It’s essential that success doesn’t tell your brain that you’re all done and now life is an eternal vacation. We’ve been talking about the extra work, the hard push, and the hours of research and planning toward a specific goal. But that goal, no matter how incredible, is only a part of your life.
The ultimate finish line is to be successful in your accomplishments and in your life, and that means achieving personal balance and self-alignment. You want to see the road ahead as rich in future successes of all kinds, including emotional satisfaction, good relationships, devotion to family, personal time, spiritual fulfilment, and everything else that matters to you.
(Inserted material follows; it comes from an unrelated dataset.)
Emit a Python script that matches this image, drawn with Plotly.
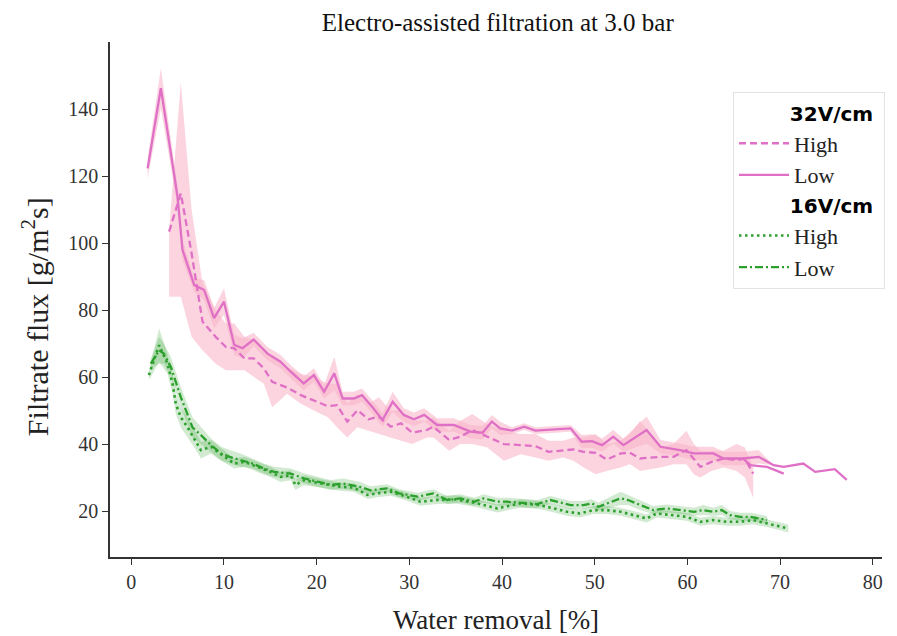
import plotly.graph_objects as go

# ---------------- data ----------------
# 32V/cm, High (dashed)
x32_high = [4.08, 5.34, 6.5, 7.68, 9.1, 10.2, 11.1, 12.2, 13.2, 14.3, 15.2, 16.8, 18.3, 19.7, 21.2, 22.2,
            23.3, 24.4, 25.6, 26.7, 28.0, 29.1, 30.3, 31.9, 32.6, 34.3, 35.5, 36.8, 38.4, 40.2, 42.0, 43.6,
            45.0, 46.6, 47.7, 48.8, 50.1, 51.3, 52.8, 53.8, 54.9, 57.1, 58.5, 59.9, 60.7, 61.4, 62.6, 63.9,
            65.3, 66.2, 67.1]
y32_high = [103.4, 114.8, 97.0, 76.6, 72.0, 69.0, 68.6, 65.6, 65.6, 62.6, 58.6, 56.9, 54.6, 52.9, 51.3, 51.6,
            46.7, 50.1, 47.4, 48.2, 45.2, 46.2, 43.4, 44.2, 45.2, 41.2, 42.2, 44.2, 42.2, 40.0, 39.7, 39.4,
            37.7, 38.2, 38.4, 37.7, 37.4, 35.4, 37.2, 37.4, 35.7, 36.2, 36.2, 38.2, 35.7, 33.2, 34.7, 35.7,
            35.2, 35.7, 31.2]
lo32_high = [84, 84, 72, 68, 64, 62, 62, 62, 60, 58, 51, 55, 52, 50, 48, 45,
             42, 45, 44, 43, 42, 41, 40, 42, 42, 38, 40, 40, 39, 35, 37, 36,
             35, 36, 35, 33, 31, 32, 33, 34, 32, 33, 34, 34, 31, 30, 32, 33,
             32, 30, 24]
hi32_high = [104, 148, 110, 88, 80, 76, 76, 72, 71, 68, 66, 63, 61, 60, 58, 58,
             52, 55, 52, 54, 50, 50, 47, 47, 48, 44, 47, 49, 46, 44, 43, 43,
             41, 41, 42, 42, 43, 40, 41, 43, 47, 39, 40, 44, 40, 38, 38, 38,
             40, 39, 33]

# 32V/cm, Low (solid)
x32_low = [1.76, 3.19, 4.99, 5.52, 6.78, 7.86, 8.93, 10.0, 11.1, 12.0, 13.2, 14.7, 16.1, 17.2, 18.6, 19.7,
           20.8, 21.9, 22.8, 24.0, 24.9, 26.0, 27.1, 28.2, 29.4, 30.5, 31.6, 33.0, 34.8, 36.6, 37.9, 38.9,
           39.8, 41.1, 42.4, 43.6, 47.4, 48.6, 49.7, 50.8, 52.0, 53.1, 55.6, 57.1, 59.2, 60.7, 62.8, 63.9,
           66.0, 67.7, 69.3, 70.4, 72.5, 73.8, 75.9, 77.2]
y32_low = [122.3, 146.2, 113.8, 98.0, 87.5, 86.0, 77.6, 82.5, 69.6, 68.6, 71.2, 67.0, 64.6, 61.6, 58.1, 60.6,
           55.6, 61.1, 53.6, 53.6, 54.6, 51.1, 47.2, 52.6, 48.7, 47.4, 48.7, 45.7, 45.7, 43.7, 43.4, 46.7,
           44.7, 44.0, 45.2, 44.0, 44.7, 40.7, 40.9, 39.7, 42.2, 39.7, 44.2, 39.2, 38.2, 37.2, 37.2, 35.7,
           35.7, 36.2, 33.7, 33.2, 34.2, 31.7, 32.5, 29.3]
sd32_low = [3, 6, 3, 3, 2, 3, 3, 4, 3, 3, 2, 2, 2, 2, 2, 2,
            2, 5, 2, 2, 2, 2, 2, 3, 2, 2, 2, 2, 2, 2, 2, 2,
            2, 1, 1, 1, 1, 2, 2, 2, 2, 2, 4, 2, 2, 2, 2, 2,
            2, 2, 0, 0, 0, 0, 0, 0]
# second replicate branch of the 32V/cm Low curve at the end
x32_low_b = [66.0, 66.8, 68.6, 70.4]
y32_low_b = [35.7, 33.7, 33.2, 31.2]

# 16V/cm, High (dotted)
x16_high = [1.9, 3.0, 3.9, 4.45, 4.8, 5.34, 6.07, 7.1, 7.5, 8.6, 9.3, 11.1, 12.2, 13.6, 15.0, 16.1, 17.2,
            17.7, 18.6, 20.6, 22.5, 24.0, 25.5, 26.5, 28.0, 29.5, 31.2, 33.0, 35.0, 37.0, 39.5, 42.0, 44.0,
            45.6, 47.0, 48.4, 49.9, 51.3, 52.8, 54.2, 55.6, 56.7, 58.5, 59.9, 61.4, 62.8, 64.2, 65.7, 67.1,
            69.6, 70.9]
y16_high = [60.6, 69.5, 64.0, 58.0, 52.0, 48.0, 45.0, 40.2, 38.2, 39.2, 37.7, 34.2, 34.7, 33.2, 31.7, 30.2, 30.7,
            27.8, 29.2, 28.2, 27.3, 27.0, 24.8, 25.3, 25.8, 24.5, 22.8, 23.3, 23.5, 22.5, 20.8, 22.3, 21.8,
            20.8, 19.8, 19.3, 20.3, 20.3, 19.8, 18.8, 17.8, 19.3, 18.8, 18.3, 16.8, 17.3, 16.8, 16.8, 17.3,
            15.8, 14.8]
sd16_high = [1.5, 5, 3, 3, 3, 3, 3, 2.5, 2.5, 2, 2, 1.5, 1.5, 1.5, 1.5, 1.5, 1.5,
             1.5, 1.5, 1.2, 1.2, 1.2, 1.2, 1.2, 1.2, 1.2, 1.2, 1.2, 1.2, 1.2, 1.2, 1.2, 1.2,
             1.2, 1.2, 1.2, 1.2, 1.2, 1.2, 1.2, 1.2, 1.2, 1.2, 1.2, 1.2, 1.2, 1.2, 1.2, 1.2,
             1.2, 1.2]

# 16V/cm, Low (dash-dot)
x16_low = [2.1, 3.0, 3.5, 4.27, 5.34, 5.9, 6.6, 7.5, 8.6, 9.7, 10.6, 11.8, 13.1, 14.3, 15.4, 17.2, 18.6,
           20.1, 21.5, 22.9, 24.7, 25.8, 27.6, 28.9, 30.9, 32.6, 34.1, 35.5, 37.0, 38.0, 39.5, 40.5, 42.3,
           43.8, 45.2, 47.4, 48.8, 49.7, 50.4, 52.8, 53.6, 54.9, 56.3, 57.8, 59.2, 60.7, 61.7, 62.8, 63.7,
           64.6, 65.7, 66.8, 67.8, 68.6]
y16_low = [64.0, 68.0, 67.0, 63.0, 54.0, 50.0, 45.0, 42.7, 39.7, 37.2, 36.2, 35.2, 34.2, 32.7, 31.7, 31.2, 29.8,
           28.8, 27.8, 28.2, 27.2, 26.2, 26.8, 25.3, 24.3, 25.3, 23.3, 23.8, 22.8, 23.8, 22.8, 22.8, 22.3,
           22.1, 23.3, 21.8, 21.8, 22.3, 21.3, 23.8, 23.3, 21.8, 20.3, 20.8, 20.3, 19.8, 20.3, 19.8, 20.3,
           18.8, 18.3, 18.3, 17.8, 17.3]
sd16_low = [1.5, 4, 3, 3, 3, 3, 3, 2.5, 2, 2, 2, 2, 1.5, 1.5, 1.5, 1.5, 1.5,
            1.5, 1.5, 1.5, 1.5, 1.2, 1.2, 1.2, 1.2, 1.2, 1.2, 1.2, 1.2, 1.2, 1.2, 1.2, 1.2,
            1.2, 1.2, 1.2, 1.2, 1.2, 1.2, 2, 1.5, 1.5, 1.2, 1.2, 1.2, 1.2, 1.5, 1.2, 1.5,
            1.2, 1.2, 1.2, 1.2, 1.2]

x_ticks = [0, 10, 20, 30, 40, 50, 60, 70, 80]
y_ticks = [20, 40, 60, 80, 100, 120, 140]

# ---------------- style ----------------
PINK = "#e070c6"
PINK_BAND = "rgba(248,176,196,0.55)"
GREEN = "#2ca02c"
GREEN_BAND = "rgba(44,160,44,0.22)"
SERIF = "Liberation Serif, Times New Roman, serif"
SANS = "DejaVu Sans, sans-serif"

fig = go.Figure()


def band(x, lo, hi, color):
    fig.add_trace(go.Scatter(
        x=list(x) + list(x)[::-1], y=list(hi) + list(lo)[::-1],
        fill="toself", fillcolor=color, line=dict(width=0),
        mode="lines", showlegend=False, hoverinfo="skip"))


# bands
band(x32_high, lo32_high, hi32_high, PINK_BAND)
band(x32_low, [a - s for a, s in zip(y32_low, sd32_low)],
     [a + s for a, s in zip(y32_low, sd32_low)], PINK_BAND)
band(x16_high, [a - s for a, s in zip(y16_high, sd16_high)],
     [a + s for a, s in zip(y16_high, sd16_high)], GREEN_BAND)
band(x16_low, [a - s for a, s in zip(y16_low, sd16_low)],
     [a + s for a, s in zip(y16_low, sd16_low)], GREEN_BAND)

LW = 2.3
NB = "\u00a0"
GT_FONT = dict(family=SANS, size=20, color="#000")
fig.add_trace(go.Scatter(
    x=x32_high, y=y32_high, mode="lines", name="High",
    line=dict(color=PINK, width=LW, dash="7px,4px"),
    legendgroup="32", legendgrouptitle=dict(text=NB * 8 + "<b>32V/cm</b>", font=GT_FONT)))
fig.add_trace(go.Scatter(
    x=x32_low, y=y32_low, mode="lines", name="Low",
    line=dict(color=PINK, width=LW), legendgroup="32"))
fig.add_trace(go.Scatter(
    x=x32_low_b, y=y32_low_b, mode="lines", name="Low",
    line=dict(color=PINK, width=LW), legendgroup="32", showlegend=False))
fig.add_trace(go.Scatter(
    x=x16_high, y=y16_high, mode="lines", name="High",
    line=dict(color=GREEN, width=2.6, dash="2.5px,3.5px"),
    legendgroup="16", legendgrouptitle=dict(text=NB * 8 + "<b>16V/cm</b>", font=GT_FONT)))
fig.add_trace(go.Scatter(
    x=x16_low, y=y16_low, mode="lines", name="Low",
    line=dict(color=GREEN, width=LW, dash="8px,3px,2px,3px"), legendgroup="16"))

fig.update_layout(
    width=897, height=636,
    margin=dict(l=102, r=23, t=34, b=87, autoexpand=False),
    paper_bgcolor="white", plot_bgcolor="white",
    title=dict(text="Electro-assisted filtration at 3.0 bar", x=0.546, xanchor="center",
               y=0.978, yanchor="middle", font=dict(family=SERIF, size=25, color="#111")),
    font=dict(family=SERIF, color="#222"),
    legend=dict(x=0.807, y=0.902, xanchor="left", yanchor="top",
                bgcolor="white", bordercolor="#e3e3e3", borderwidth=1,
                font=dict(family=SERIF, size=22, color="#222"),
                tracegroupgap=0, itemwidth=50),
    showlegend=True,
    annotations=[dict(text="Filtrate flux [g/m<sup>2</sup>s]", textangle=-90,
                      xref="paper", yref="paper", x=-0.097, y=0.466,
                      xanchor="center", yanchor="middle", showarrow=False,
                      font=dict(family=SERIF, size=30, color="#222"))],
)
fig.update_xaxes(range=[-2.3, 81.0], tickvals=x_ticks, showline=True, linecolor="#333", linewidth=1.5,
                 ticks="outside", ticklen=6, tickcolor="#333", showgrid=False, zeroline=False,
                 automargin=False,
                 tickfont=dict(family=SERIF, size=20, color="#333"),
                 title=dict(text="Water removal [%]", font=dict(family=SERIF, size=27, color="#222"), standoff=18))
fig.update_yaxes(range=[6.3, 160.0], tickvals=y_ticks, showline=True, linecolor="#333", linewidth=1.5,
                 ticks="outside", ticklen=6, tickcolor="#333", showgrid=False, zeroline=False,
                 automargin=False,
                 tickfont=dict(family=SERIF, size=20, color="#333"))

fig.write_html("out.html")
To achieve that, you will need to dedicate yourself to life-long self-discovery and to valuing interior influences over exterior influences.
You are different from the person who woke up one morning with that ambitious goal. Back then, you were not the same person who made it happen. Before just going on to the next thing, it’s time to reflect on what this success means to you now, not what you thought it would mean then.
Was your ambition truly something you wanted, or something, at least in part, that others convinced you to want? Was that ambition about being happy or just feeling less stress? About being healthy or just showing off?
Now is the time to determine the genuine nature of that ambition and how great the payoff is for you personally (which includes, of course, how much is affects those you love). This isn’t about being selfish. It’s about how much this goal has helped you to achieve true well-being.
Be careful. There is an inevitable sense of letdown that comes at the end of any project, no matter how successful. If you’ve been working toward your master’s degree for years—not to mention the years for the bachelor’s before that—even getting honor ribbons on your diploma won’t prevent the sensation that you’re now a little lost. Don’t plan to be ecstatic forever. Humans aren’t made that way.
The issue here is to determine how much this success has helped you move toward your personal desires. For example, now you have more money, but are you also doing more to help people you care about? You completed that marathon, but is your overall health better?
With the accomplishment of your goal, you are now in the optimum position to evaluate the payoff, which means checking your internal compass.
Here are three questions to consider:
- Question 1: How closely is this accomplishment aligned with who I really am?
- Question 2: If I do not have perfect alignment, what is missing? What can I learn from this experience?
- Question 3: As for my next goal, what needs to be shifted closer to my core values and desires?
This has nothing to do with self-doubt or second-guessing. You made it to your goal, and that’s fantastic. This is about leveraging that accomplishment to create the next best possible step.